Israel's Own Analysts Concede Bombing Cannot Win
Denny Citroitz, a former Israeli intelligence commander and senior researcher at the Israeli Institute for National Security Studies, stated on air that kinetic operations cannot topple the Iranian regime or prevent nuclear weapons development. He warned that repeated "mowing the grass" campaigns every six months drain resources while achieving less each cycle, as Iran adapts and improves defenses. Citroitz—a pro-Israeli voice desperate for Iran to lose—explicitly argued that a negotiated settlement protecting against nuclear capability is preferable to endless bombing. This represents a significant crack in the unified military approach, with even Israeli security hawks acknowledging the limits of airpower. Davis notes the irony: if Israel's own strategic thinkers recognize bombing is insufficient, yet Trump's advisors (Stephen Miller, Jared Kushner, Jack Keane, Lindsey Graham) appear to lack any deep understanding of Iranian strategic depth or resolve. The contradiction suggests Trump may be operating from wishful thinking rather than sound military analysis.

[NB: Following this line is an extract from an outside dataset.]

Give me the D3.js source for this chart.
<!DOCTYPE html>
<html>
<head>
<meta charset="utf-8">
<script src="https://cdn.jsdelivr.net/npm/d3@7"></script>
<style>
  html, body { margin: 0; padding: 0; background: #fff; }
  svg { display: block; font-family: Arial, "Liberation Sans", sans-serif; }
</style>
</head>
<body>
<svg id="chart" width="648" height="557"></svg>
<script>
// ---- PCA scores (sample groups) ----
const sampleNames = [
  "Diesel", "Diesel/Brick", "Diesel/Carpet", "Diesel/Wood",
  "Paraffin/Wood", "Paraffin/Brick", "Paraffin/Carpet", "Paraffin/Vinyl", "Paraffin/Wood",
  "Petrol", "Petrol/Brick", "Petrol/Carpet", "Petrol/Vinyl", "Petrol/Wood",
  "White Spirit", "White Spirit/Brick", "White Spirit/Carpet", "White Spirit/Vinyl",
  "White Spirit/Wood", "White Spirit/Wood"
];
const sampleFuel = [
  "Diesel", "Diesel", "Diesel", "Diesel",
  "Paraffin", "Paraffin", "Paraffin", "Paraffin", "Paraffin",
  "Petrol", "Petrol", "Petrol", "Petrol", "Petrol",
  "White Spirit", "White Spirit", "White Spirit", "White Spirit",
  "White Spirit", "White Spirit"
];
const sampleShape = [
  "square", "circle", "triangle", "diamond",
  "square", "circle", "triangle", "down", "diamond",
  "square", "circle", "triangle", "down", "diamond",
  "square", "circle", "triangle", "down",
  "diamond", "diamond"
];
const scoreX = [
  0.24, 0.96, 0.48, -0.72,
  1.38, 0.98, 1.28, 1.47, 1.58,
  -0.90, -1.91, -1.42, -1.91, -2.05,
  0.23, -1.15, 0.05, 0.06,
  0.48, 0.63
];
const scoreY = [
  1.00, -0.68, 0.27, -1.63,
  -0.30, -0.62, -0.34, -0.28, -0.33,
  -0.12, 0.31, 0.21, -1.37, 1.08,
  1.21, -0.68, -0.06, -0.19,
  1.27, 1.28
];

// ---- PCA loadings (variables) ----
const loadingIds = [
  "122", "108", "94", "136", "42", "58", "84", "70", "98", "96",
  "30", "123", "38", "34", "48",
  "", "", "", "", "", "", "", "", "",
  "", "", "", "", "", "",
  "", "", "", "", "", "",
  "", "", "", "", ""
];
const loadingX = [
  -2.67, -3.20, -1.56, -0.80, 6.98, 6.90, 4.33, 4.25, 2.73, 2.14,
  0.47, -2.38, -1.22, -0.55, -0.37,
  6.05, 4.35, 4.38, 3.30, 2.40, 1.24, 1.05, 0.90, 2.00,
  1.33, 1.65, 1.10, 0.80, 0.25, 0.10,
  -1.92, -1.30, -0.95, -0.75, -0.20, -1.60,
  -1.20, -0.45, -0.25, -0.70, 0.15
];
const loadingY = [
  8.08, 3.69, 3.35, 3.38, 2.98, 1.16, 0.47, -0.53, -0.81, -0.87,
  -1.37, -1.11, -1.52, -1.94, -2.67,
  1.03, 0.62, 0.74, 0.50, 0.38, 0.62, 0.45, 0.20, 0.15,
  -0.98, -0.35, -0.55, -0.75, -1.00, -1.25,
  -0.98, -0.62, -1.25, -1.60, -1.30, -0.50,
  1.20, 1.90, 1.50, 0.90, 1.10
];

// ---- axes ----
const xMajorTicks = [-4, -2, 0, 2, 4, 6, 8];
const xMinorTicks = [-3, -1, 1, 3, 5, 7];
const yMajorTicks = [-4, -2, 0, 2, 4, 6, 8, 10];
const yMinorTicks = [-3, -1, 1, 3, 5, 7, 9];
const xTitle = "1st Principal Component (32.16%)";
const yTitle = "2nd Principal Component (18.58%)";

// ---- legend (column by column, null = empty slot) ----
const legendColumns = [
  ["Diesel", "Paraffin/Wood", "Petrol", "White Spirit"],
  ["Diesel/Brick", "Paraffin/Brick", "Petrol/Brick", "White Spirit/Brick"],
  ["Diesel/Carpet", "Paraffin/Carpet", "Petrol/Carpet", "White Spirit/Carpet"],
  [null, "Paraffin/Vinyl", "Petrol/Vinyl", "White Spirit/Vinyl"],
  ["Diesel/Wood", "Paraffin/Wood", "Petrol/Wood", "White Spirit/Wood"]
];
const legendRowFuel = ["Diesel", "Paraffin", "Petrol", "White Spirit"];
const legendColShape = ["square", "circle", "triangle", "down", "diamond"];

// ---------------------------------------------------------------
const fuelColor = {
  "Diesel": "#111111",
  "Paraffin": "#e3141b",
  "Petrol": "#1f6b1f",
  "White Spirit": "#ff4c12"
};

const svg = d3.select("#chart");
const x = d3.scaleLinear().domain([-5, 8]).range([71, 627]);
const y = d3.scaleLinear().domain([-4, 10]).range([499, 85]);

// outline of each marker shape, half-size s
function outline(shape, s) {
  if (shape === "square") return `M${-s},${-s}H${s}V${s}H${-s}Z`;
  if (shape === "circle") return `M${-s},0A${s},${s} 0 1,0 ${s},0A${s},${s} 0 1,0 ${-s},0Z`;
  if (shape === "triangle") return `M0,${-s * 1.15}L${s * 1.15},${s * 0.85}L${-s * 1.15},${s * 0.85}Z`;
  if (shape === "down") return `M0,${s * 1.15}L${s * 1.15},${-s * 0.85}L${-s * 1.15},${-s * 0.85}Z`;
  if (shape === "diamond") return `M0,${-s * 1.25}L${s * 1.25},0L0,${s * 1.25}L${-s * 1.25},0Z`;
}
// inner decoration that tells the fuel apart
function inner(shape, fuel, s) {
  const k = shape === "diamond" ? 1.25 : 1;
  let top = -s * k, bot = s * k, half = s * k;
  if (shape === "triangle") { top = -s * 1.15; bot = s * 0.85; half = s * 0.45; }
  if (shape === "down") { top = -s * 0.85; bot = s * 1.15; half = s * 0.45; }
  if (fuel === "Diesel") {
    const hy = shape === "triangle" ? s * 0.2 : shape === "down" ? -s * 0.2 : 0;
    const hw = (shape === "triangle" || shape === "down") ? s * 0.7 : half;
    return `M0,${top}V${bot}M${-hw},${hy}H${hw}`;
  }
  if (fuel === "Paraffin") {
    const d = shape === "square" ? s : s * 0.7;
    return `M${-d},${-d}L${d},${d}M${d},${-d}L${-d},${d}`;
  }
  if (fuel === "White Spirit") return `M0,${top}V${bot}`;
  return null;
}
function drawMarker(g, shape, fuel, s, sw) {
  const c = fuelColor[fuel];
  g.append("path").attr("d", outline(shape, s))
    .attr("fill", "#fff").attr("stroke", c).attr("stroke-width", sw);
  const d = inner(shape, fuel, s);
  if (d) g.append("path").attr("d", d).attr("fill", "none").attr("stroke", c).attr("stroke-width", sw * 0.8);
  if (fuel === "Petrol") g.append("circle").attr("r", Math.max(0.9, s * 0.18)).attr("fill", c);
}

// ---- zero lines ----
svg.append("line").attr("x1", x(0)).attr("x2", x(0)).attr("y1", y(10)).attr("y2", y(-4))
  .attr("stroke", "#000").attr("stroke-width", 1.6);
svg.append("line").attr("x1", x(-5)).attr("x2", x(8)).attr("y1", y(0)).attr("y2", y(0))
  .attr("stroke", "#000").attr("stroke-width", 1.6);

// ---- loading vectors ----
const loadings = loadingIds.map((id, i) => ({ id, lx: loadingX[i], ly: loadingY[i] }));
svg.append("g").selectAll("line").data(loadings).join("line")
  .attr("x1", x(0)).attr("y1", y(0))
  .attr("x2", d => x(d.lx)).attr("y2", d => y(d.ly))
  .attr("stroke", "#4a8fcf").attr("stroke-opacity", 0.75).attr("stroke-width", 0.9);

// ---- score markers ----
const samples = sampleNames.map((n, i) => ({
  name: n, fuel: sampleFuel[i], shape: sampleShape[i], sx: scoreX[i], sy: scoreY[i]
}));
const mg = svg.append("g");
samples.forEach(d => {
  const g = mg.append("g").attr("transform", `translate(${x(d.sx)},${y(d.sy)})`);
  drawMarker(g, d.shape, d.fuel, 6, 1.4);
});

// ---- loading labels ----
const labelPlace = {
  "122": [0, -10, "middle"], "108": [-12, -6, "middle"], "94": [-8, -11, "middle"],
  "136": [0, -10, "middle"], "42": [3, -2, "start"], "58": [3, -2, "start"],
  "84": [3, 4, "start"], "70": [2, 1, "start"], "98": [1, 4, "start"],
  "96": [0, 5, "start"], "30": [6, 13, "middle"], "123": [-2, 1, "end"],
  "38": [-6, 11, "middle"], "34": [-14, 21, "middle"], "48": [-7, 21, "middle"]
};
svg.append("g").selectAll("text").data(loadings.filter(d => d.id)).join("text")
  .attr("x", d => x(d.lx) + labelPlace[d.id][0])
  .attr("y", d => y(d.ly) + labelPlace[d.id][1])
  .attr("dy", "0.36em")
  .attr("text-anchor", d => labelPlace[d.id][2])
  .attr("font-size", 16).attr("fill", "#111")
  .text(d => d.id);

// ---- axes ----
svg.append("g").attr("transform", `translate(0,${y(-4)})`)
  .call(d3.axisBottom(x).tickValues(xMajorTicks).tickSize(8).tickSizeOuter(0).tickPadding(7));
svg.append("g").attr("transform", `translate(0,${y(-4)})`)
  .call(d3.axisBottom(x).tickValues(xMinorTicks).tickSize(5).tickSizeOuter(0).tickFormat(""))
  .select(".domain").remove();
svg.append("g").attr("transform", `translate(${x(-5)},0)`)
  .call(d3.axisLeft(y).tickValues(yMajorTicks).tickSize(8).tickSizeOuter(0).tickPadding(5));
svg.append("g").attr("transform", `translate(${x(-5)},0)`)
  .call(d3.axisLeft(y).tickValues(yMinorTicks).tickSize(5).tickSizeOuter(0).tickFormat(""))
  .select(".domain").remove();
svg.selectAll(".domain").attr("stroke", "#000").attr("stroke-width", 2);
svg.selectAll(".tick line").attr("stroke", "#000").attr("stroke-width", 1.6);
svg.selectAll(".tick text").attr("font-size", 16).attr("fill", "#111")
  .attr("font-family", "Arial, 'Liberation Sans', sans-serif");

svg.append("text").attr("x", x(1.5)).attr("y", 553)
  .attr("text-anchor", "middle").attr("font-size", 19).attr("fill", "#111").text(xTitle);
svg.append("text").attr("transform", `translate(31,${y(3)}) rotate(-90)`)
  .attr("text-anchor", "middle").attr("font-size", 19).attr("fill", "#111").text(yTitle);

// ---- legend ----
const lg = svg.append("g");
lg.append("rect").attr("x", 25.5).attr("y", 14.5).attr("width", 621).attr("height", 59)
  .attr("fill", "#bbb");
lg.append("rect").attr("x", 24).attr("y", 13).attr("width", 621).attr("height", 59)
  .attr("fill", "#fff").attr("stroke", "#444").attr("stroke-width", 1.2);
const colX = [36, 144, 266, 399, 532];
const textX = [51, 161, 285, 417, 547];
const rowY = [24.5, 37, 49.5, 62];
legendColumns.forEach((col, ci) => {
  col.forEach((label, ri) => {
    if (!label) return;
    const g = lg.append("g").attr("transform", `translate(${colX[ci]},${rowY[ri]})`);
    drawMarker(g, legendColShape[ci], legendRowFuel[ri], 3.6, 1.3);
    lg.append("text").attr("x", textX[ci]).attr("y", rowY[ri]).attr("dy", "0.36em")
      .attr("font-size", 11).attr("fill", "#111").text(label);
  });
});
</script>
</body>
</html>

Iran Controls the Strait and Knows It
Iranian negotiators and leadership are explicitly defiant, vowing to maintain control of the Strait of Hormuz and refusing to capitulate. Imagery from Tehran—billboards showing a hand over the Strait with ships depicted—indicates the Iranian public and leadership are acutely aware of their leverage. Professor Morandi, part of the Iranian delegation in Islamabad talks, stated flatly that Iran is in a strong position. Davis shows that Iran's life continues normally; there is no evidence of internal collapse, mass suffering, or popular uprising against the government. The population shows resilience, not desperation. Critically, Iran calculated from the war's outset that capitulating to Western demands posed greater national security risk than fighting, and they explicitly rejected the "mow the grass" cycle. By starting this war, the US effectively handed Iran control of a critical global chokepoint—an asset Iran never had before. Now Iran will not relinquish it without major concessions, as it represents their highest leverage moment in 47 years.

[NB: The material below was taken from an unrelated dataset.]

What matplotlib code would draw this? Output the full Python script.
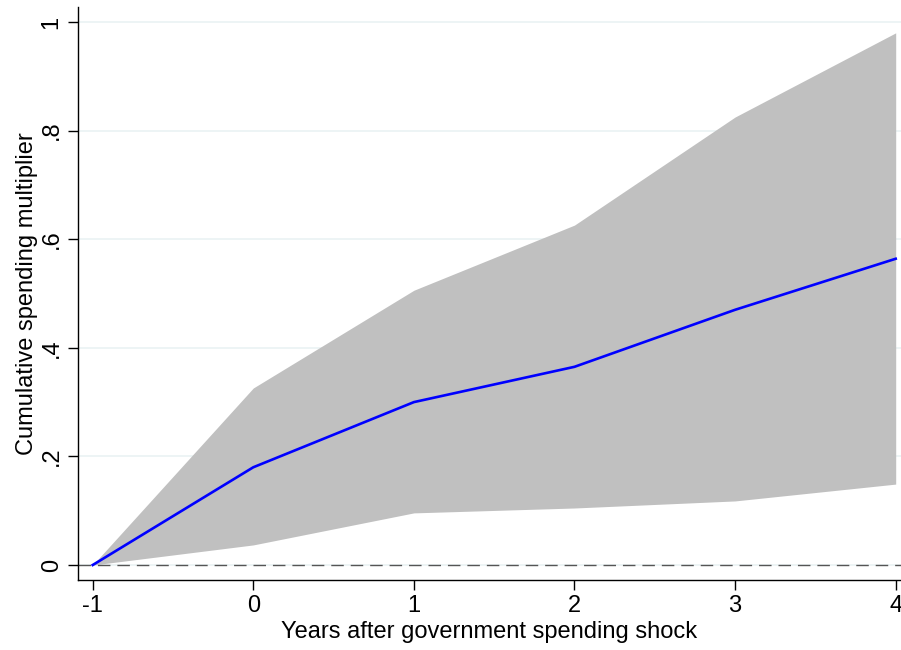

Oil Supply Crisis Makes Exit Strategy Unstable
The global oil market faces a 10 to 12 million barrel-per-day shortfall, with crude physical benchmarks trading at $140 a barrel even as spot prices sit around $90. Senior analysts warn that if this situation persists for another week to month, $150 a barrel is easily achievable, risking global depression. Trump is aware of this economic exposure—he repeatedly emphasized gas prices to Bartiromo, knowing midterm voters punish sitting presidents for energy costs. He's attempting to calm markets through rhetoric about permanently opening the Strait, but words don't restore physical oil flows. The fundamental imbalance cannot be "massaged" or talked away if ships aren't actually moving. Davis emphasizes the correlation between energy input prices and GDP growth: without physical oil supply, no amount of public relations can prevent economic damage. Iran understands this vulnerability; they know Trump must resolve the supply crisis or face political disaster. This dynamic strengthens Iran's hand and may force Trump into capitulation rather than allowing him the clean exit he's attempting to stage.
Why Iran Will Likely Retaliate, Not Capitulate
In 2025, after Operation Midnight Hammer, Iran accepted a tit-for-tat arrangement—firing at a US base in Qatar with warning, then accepting the ceasefire without escalation. Davis argues Iran will not repeat this pattern. If Trump bombs Iran heavily and then withdraws, Iran faces a choice: accept another six-month reprieve and rebuild, only to face another bombing cycle, or retaliate against Gulf oil infrastructure with precision strikes on refineries, processing plants, and port facilities. Rational Iranian strategy dictates the latter, as accepting the pattern guarantees vulnerability and future wars. Iran has the targeting lists prepared and will execute them if bombs fall. Trump apparently believes the 2025 dynamic will repeat, but Iran's leadership has explicitly stated they will not accept cyclical "mow the grass" wars. Davis warns that if Iran strikes Gulf infrastructure in retaliation, oil production halts, prices spike catastrophically, and Trump loses his ability to claim victory. The US would face either continued war with depleted ammunition stocks or submission to Iranian demands—neither an acceptable outcome.
Ammunition Depletion Constrains US Options
Davis emphasizes that US long-range missile inventories are critically depleted from four years of Ukraine aid, two and a half years of Israel support, and seven weeks of daily operations against Iran. Tomahawk cruise missiles, JASSM standoff weapons, THAAD interceptors, and Patriot ammunition are running low. Iran recognizes this through open-source reporting and intelligence; they're calculating that another major bombing campaign will further drain US stocks, weakening American ability to respond globally. If this war continues, US ammunition inventories will shrink further while obligations everywhere else—Taiwan, Korea, Europe—remain unfunded. Davis argues the US lacks industrial capacity for sustained attrition warfare, a fact Iran understood when they prepared underground facilities and dispersed production. For Iran, victory simply means maintaining political viability, sustaining drone and missile production, and controlling the Strait—all achievable through endurance. For the US, military victory requires regime collapse or political submission, nearly impossible to achieve. This asymmetry means Iran can outlast American resolve while the US risks exposing global vulnerabilities.